Using words in obscure languages, being married to someone of another race (possibly someone you went native with), having a tribal tattoo or Chinese character tramp-stamp, and sporting some sweet Chaco tan lines are all okay… Incorporating the word “Nomad” into a twitter profile or blog URL, putting pictures of war junk up on Facebook, dressing like the locals and conspicuously bitching about HQ are similarly laudable.

But today’s Expat Aid Worker who is truly serious about clarifying her or his field cred for the world will have untreated PTSD.

Few things make the point that this EAW has been around enough to have seen some shit go horribly sideways, yet remains sensitive and feels things very deeply, quite like those subtle and overt signs of PTSD. The guy, just in from someplace ending in “stan” or “ia”, who makes the point of saying, “Can we trade seats? I never sit with my back to the door…” immediately conveys the gravity of his past and also that should armed militants burst into Starbucks in search of fresh hostages, he would not be taken easily. The aid chick who dives under the nearest desk every time a door slams shut is letting those around her know that she’s learned the hard way how to look after herself in some pretty badass places.

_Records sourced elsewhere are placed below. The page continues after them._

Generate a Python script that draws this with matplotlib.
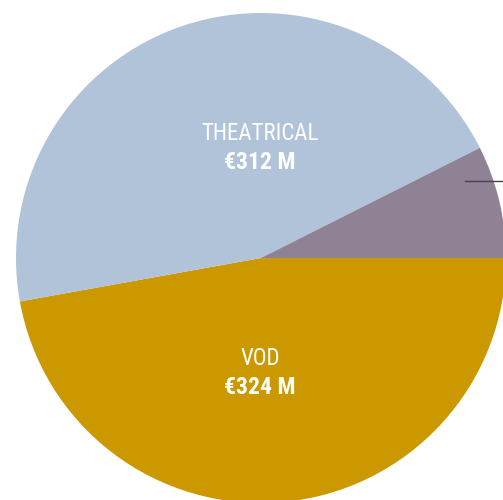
import matplotlib
matplotlib.use("Agg")
import matplotlib.pyplot as plt
from matplotlib import font_manager

# revenue split (EUR millions), the third slice is only partly visible
labels = ["VOD", "THEATRICAL", "OTHER"]
values = [324, 312, 51]
colors = ["#CC9800", "#B1C3D8", "#8E8294"]
value_text = ["€324 M", "€312 M", "€51 M"]

names = {f.name for f in font_manager.fontManager.ttflist}
family = "DejaVu Sans"
for cand in ["Liberation Sans Narrow", "Roboto Condensed", "DejaVu Sans Condensed"]:
    if cand in names:
        family = cand
        break

fig = plt.figure(figsize=(5.03, 5.00), dpi=100)
ax = fig.add_axes([16 / 503, -3 / 500, 490 / 503, 490 / 500])
ax.pie(values, colors=colors, startangle=0, counterclock=False, radius=1,
       wedgeprops=dict(linewidth=0))
ax.set_xlim(-1, 1)
ax.set_ylim(-1, 1)
ax.set_aspect("equal")
ax.axis("off")

# labels inside the two big slices
ax.text(-0.005, 0.51, labels[1], ha="center", va="center", color="white",
        fontsize=16.5, family=family, fontweight="normal")
ax.text(-0.005, 0.39, value_text[1], ha="center", va="center", color="white",
        fontsize=17, family=family, fontweight="bold")
ax.text(-0.005, -0.41, labels[0], ha="center", va="center", color="white",
        fontsize=16.5, family=family, fontweight="normal")
ax.text(-0.005, -0.53, value_text[0], ha="center", va="center", color="white",
        fontsize=17, family=family, fontweight="bold")

# leader line for the small slice, label sits outside the frame
ax.plot([0.833, 1.3], [0.314, 0.314], color="#4a4050", lw=1, clip_on=False)

fig.savefig("out.png", dpi=100)
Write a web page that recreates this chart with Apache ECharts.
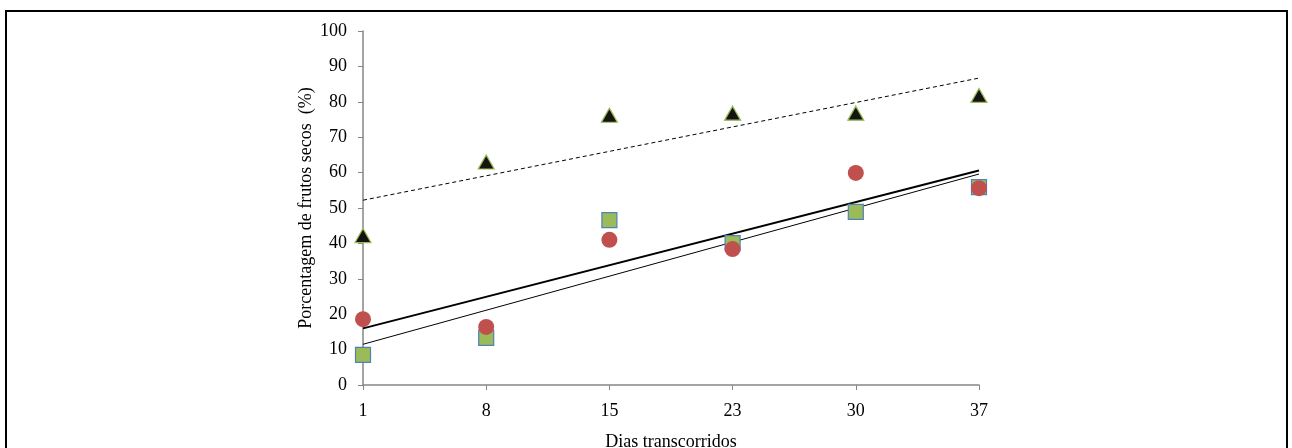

A common mistake among newbies and poseurs, however, is trying to pass off as PTSD what is, in fact, simply garden variety personal drama. It’s important to keep in mind that while of course personal drama is one of the key stepping stones that leads to PTSD, it is not the same thing as actual PTSD. (See also below)

For true PTSD to be truly effective as a field cred establishing measure it must be embraced, celebrated and nurtured. Never treated.

This is very important to get right because actually taking a break, taking a less dangerous or stressful job, and maybe getting professional help can make the EAW appear less hardcore – which would never do. “Really, what shrink can possibly get what I’ve been through… what I’ve seen?“, underscores the EAWs’ dilemma. Far better to drink more, smoke (to calm one’s nerves whilst on deployment), adopt socially awkward behaviors and hobbies, and insist at strategic moments that one could never survive in so cushy an environment as, say, Cambodia or Malawi. Second and even more importantly, getting proper treatment would disrupt the natural order of things in the EAW experience:

Putting Aid Work First –> Personal Drama –> Cynicism –> PTSD–> Finding Themselves.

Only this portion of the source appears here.